The hadane theory of consent in Navajo jurisprudence appears to have been developed primarily through judicial notice and the court’s reading of Duro and Oliphant. Indeed, in Navajo Nation v. Hunter, the Supreme Court appears to primarily rely on Kennedy’s citations to U.S. v. Rogers and Nofire v. United States.121 However, Judge Gilmore cites no federal cases in support of his theory of in-law consent, and therefore appears to have taken judicial notice of the existence of the in-law relationship and its application to Navajo government prosecutorial authority. The Supreme Court in Means appears to have combined the two, along with referencing a learned treatise. As in his opinion in Hunter, Justice Yazzie asserts consistency with Kennedy’s Duro opinion.122 However, his discussion of hadane cites no external authority in support and therefore appears to originate through judicial notice. He did bolster his discussion with reference to the dual language dictionary when discussing the relation of previous hadane to the Navajo clan system.123
The other prong of Kennedy’s requirement for consent, the right of political participation, is also problematic. Indeed Russell Means’ primary complaint about potential Navajo jurisdiction appears to be that he lacks the ability to vote or run for office in the Navajo Nation.124 Also, though a hadane, Means asserts he was denied the opportunity to get a job on the reservation or start a business due to his outsider status as a non-member Indian.125 If a kind of “member” of the Navajo Nation, Means indeed is a member with fewer rights than those officially enrolled under the Navajo Code. Though he is protected by both the Indian Civil Rights Act126 and the Navajo’s own Bill of Rights,127 he lacks equal ability to participate in official elections as a voter or a candidate.
However, his status as a hadane appears to have allowed him the opportunity to participate in Navajo political discussions in other ways. In cross-examination during the Chinle hearing, Means did state he attended local Chapter meetings.128 Assisted by an interpreter, he followed the discussions though held in the Navajo language.129 However, when asked why he didn’t attempt to participate he stated that as a guest he didn’t impose himself.130 He also had involved himself in Navajo politics during the Peter McDonald controversy, leading a march in Window Rock concerning McDonald’s removal.131
In the end, the meaning of the sparse language in Duro regarding political participation is unclear. However, given Kennedy’s emphasis on constitutional principles of authority being derived from “consent of the governed” the ability to vote may very well be essential.

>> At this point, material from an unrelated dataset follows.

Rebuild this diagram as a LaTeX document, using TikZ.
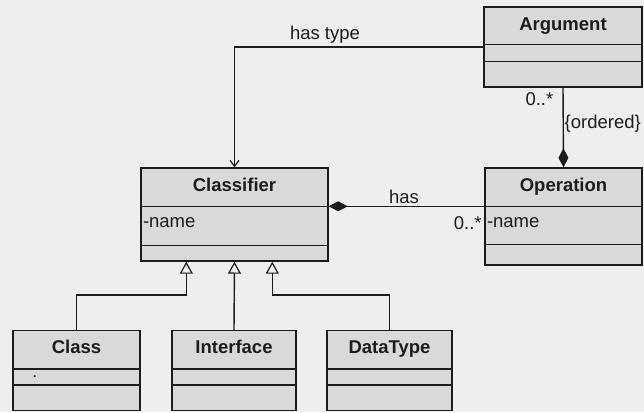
\documentclass[tikz,border=0pt]{standalone}
\usepackage{fontspec}
\setmainfont{Liberation Sans}
\usetikzlibrary{arrows.meta,calc}
\definecolor{bgc}{HTML}{EEEEEE}
\definecolor{boxc}{HTML}{D9D9D9}
\definecolor{inkc}{HTML}{1C1C1C}
\begin{document}
\begin{tikzpicture}[x=1pt,y=-1pt,
  line width=1.4pt,
  txt/.style={font=\fontsize{18.5}{21}\selectfont, text=inkc, inner sep=1pt},
  ttl/.style={font=\fontsize{18.5}{21}\selectfont\bfseries, text=inkc, inner sep=1pt, anchor=base},
  umlbox/.style={draw=inkc, fill=boxc, rectangle, inner sep=0pt},
  conn/.style={draw=inkc, line width=1.4pt},
  divider/.style={draw=inkc, line width=1.4pt}]
\fill[bgc] (0,0) rectangle (644,412);
\useasboundingbox (0,0) rectangle (644,412);

% boxes
\node[umlbox, minimum width=158, minimum height=80] (arg) at (563,47) {};
\node[umlbox, minimum width=157, minimum height=97] (op) at (563.5,216.5) {};
\node[umlbox, minimum width=187, minimum height=93] (cls) at (234.5,214.5) {};
\node[umlbox, minimum width=127, minimum height=80] (klass) at (76.5,370.5) {};
\node[umlbox, minimum width=124, minimum height=80] (iface) at (234,370.5) {};
\node[umlbox, minimum width=125, minimum height=80] (dtype) at (389.5,370.5) {};

% dividers
\draw[divider] ($(arg.north west)+(0,38)$) -- ($(arg.north east)+(0,38)$);
\draw[divider] ($(arg.north west)+(0,55)$) -- ($(arg.north east)+(0,55)$);
\draw[divider] ($(op.north west)+(0,39)$) -- ($(op.north east)+(0,39)$);
\draw[divider] ($(op.north west)+(0,77)$) -- ($(op.north east)+(0,77)$);
\draw[divider] ($(cls.north west)+(0,39)$) -- ($(cls.north east)+(0,39)$);
\draw[divider] ($(cls.north west)+(0,78)$) -- ($(cls.north east)+(0,78)$);
\foreach \b in {klass,iface,dtype}{
  \draw[divider] ($(\b.north west)+(0,39)$) -- ($(\b.north east)+(0,39)$);
  \draw[divider] ($(\b.north west)+(0,55)$) -- ($(\b.north east)+(0,55)$);
}

% titles
\node[ttl] (argT) at ($(arg.north)+(0,24)$) {Argument};
\node[ttl] (opT) at ($(op.north)+(0,24)$) {Operation};
\node[ttl] (clsT) at ($(cls.north)+(0,24)$) {Classifier};
\node[ttl] (klassT) at ($(klass.north)+(0,24)$) {Class};
\node[ttl] (ifaceT) at ($(iface.north)+(0,24)$) {Interface};
\node[ttl] (dtypeT) at ($(dtype.north)+(0,24)$) {DataType};

% attributes
\node[txt, anchor=west] (clsA) at ($(cls.north west)+(1,55)$) {-name};
\node[txt, anchor=west] (opA) at ($(op.north west)+(1,55)$) {-name};
\node[txt, anchor=base west, font=\fontsize{12}{12}\selectfont\bfseries] (klassA) at ($(klass.north west)+(19,48)$) {.};

% has type association
\draw[conn, -{Straight Barb[length=6,width=9,line width=1.2pt]}] (arg.west) -| (cls.north);
\node[txt] (hastype) at (325,35) {has type};

% argument - operation composition
\draw[conn, {Diamond[length=19,width=10,fill=inkc]}-] (op.north) -- (arg.south);
\node[txt, anchor=east] (m1) at ($(arg.south)+(-8,11)$) {0..*};
\node[txt, anchor=west] (ordered) at ($(arg.south)+(0,36)$) {\{ordered\}};

% has composition
\coordinate (hasL) at ($(cls.north east)+(0,39)$);
\draw[conn, {Diamond[length=19,width=10,fill=inkc]}-] (hasL) -- (hasL -| op.west);
\node[txt] (has) at (404,197) {has};
\node[txt, anchor=east] (m2) at ($(op.north west)+(-1,56)$) {0..*};

% generalizations
\coordinate (g1) at ($(cls.south west)+(46,0)$);
\coordinate (g2) at (cls.south);
\coordinate (g3) at ($(cls.south west)+(132,0)$);
\tikzset{gen/.style={conn, -{Triangle[open,length=12,width=13,line width=1.2pt]}}}
\draw[gen] (klass.north) |- (76.5,295) -| (g1);
\draw[gen] (iface.north) -- (g2);
\draw[gen] (dtype.north) |- (389.5,295) -| (g3);
\end{tikzpicture}
\end{document}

Therefore, Mean’s inability to vote in tribal elections may very well defeat Navajo jurisdiction under their theory of consent, even if his status as a hadane constitutes “consent” to membership in the community. His participation in Navajo politics and his ability to attend Navajo meetings appears insufficient under Kennedy’s theory of citizenship.

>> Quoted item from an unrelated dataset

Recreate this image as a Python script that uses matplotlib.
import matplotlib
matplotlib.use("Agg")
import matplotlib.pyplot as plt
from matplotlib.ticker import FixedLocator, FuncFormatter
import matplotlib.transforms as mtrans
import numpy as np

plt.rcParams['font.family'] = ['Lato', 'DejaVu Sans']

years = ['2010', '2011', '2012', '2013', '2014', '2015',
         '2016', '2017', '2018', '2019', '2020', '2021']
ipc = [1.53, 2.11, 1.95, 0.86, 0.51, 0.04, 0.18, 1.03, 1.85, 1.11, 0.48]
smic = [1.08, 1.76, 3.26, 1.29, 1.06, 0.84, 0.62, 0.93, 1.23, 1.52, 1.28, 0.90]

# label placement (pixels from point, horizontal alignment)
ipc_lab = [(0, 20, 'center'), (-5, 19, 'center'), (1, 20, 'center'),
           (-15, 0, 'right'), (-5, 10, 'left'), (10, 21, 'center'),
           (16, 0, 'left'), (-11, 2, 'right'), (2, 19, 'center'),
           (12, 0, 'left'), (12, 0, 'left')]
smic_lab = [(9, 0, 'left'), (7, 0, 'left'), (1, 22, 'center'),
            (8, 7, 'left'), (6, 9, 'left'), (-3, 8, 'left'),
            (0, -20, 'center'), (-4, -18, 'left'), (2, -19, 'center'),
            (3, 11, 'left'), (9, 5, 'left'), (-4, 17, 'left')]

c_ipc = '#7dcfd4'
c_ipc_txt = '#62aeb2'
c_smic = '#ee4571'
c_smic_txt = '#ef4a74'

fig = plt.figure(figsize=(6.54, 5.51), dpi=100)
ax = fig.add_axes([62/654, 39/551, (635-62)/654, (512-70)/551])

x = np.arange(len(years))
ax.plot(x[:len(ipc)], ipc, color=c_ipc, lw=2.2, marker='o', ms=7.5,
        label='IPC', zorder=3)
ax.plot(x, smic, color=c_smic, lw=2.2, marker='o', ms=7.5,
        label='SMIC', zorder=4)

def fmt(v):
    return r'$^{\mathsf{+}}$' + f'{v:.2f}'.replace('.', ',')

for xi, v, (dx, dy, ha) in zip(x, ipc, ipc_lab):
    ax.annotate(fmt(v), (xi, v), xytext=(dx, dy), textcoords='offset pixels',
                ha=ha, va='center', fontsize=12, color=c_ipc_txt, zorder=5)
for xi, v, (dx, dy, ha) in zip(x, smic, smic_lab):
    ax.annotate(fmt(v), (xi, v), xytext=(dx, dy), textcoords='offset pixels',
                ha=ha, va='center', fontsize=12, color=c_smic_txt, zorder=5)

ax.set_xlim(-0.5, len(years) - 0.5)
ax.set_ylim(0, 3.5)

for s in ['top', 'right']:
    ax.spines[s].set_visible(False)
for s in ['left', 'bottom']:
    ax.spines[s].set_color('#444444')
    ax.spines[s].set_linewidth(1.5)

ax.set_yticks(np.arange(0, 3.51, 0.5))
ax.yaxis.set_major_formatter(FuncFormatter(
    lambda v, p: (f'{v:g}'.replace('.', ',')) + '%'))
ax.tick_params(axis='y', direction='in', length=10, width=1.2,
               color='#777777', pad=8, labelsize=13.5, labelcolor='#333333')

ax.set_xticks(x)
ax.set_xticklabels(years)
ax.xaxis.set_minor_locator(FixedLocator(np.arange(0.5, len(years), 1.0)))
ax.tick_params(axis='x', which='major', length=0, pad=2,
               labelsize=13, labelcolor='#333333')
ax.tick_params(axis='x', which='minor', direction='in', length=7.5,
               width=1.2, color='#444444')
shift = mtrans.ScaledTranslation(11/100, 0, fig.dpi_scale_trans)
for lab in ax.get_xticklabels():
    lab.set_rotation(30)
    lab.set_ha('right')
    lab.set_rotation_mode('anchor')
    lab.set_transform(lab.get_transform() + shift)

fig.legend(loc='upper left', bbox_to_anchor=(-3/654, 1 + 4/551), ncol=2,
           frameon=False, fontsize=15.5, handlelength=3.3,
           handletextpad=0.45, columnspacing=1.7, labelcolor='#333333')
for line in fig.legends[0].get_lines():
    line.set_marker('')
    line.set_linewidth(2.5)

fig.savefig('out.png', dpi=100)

The Means case represents a clash between two legal cultures with differing sources of law and differing beliefs in the origin of prosecutorial power. The Navajo Supreme Court has premised criminal jurisdiction on familial affiliation. The obligations owed in-laws under Navajo custom justify criminal jurisdiction of the central political authority in the Navajo Nation. Justice Kennedy of the United States Supreme Court premises such authority on voluntary submission and the “right to participate” in the political processes of the centralized authority.
For those that favor an extension of tribal sovereignty to its widest extent within its territory, the use of custom represents a bold and noteworthy step towards that goal. For those who favor the revival or at least greater utilization of indigenous law derived from a tribe’s customs and traditions, the use of hadane represents a strong expression of perhaps true jurisprudential sovereignty. Not only do tribes possess the authority to implement their own laws, but tribes also have the power to define the origin, sources, and application of their indigenous laws to the modern context.
However, for those who reject the authority of government not based on Anglo-American political notions of “consent of the governed,” the Means case represents the potential for a shocking abuse of power. Under the present political organization of the Navajo Nation, Means cannot vote, cannot run for election, and has no ability to alter it. For those dedicated to the protection of individual rights under the constitution against any government “within ” the United States, the Navajo Nation’s assertion of jurisdiction represents the antithesis of legitimate authority.
After the Navajo Supreme Court rejected his request for a writ of prohibition, Russell Means filed a writ of habeas corpus in the Federal District Court for the Northern District of Arizona.132 Such a writ allows a federal action under the protections of the Indian Civil Rights Act.133 There, the federal court will have direct authority to revisit the issue of consent if argued before it.
Only the dominance of federal law in questions of criminal jurisdiction within Indian Country allows second-guessing of the Navajo Nation in the Means case. As a matter of sovereignty, tribal courts should have the authority to decide important questions under their own laws based on their own customs. However, when non-members are involved, the fear of unfettered “extra-constitutional” power of tribal courts non-Indian judges do not accept may eventually compel reversal. No matter how sophisticated a structure a tribe may implement to establish clear guidelines for the use of custom, the very application of that custom to those not born and bred within them appears to worry the federal judiciary. It may then be that the jurisprudential sovereignty of Indian tribes may survive, but only in those cases that do not implicate federal law.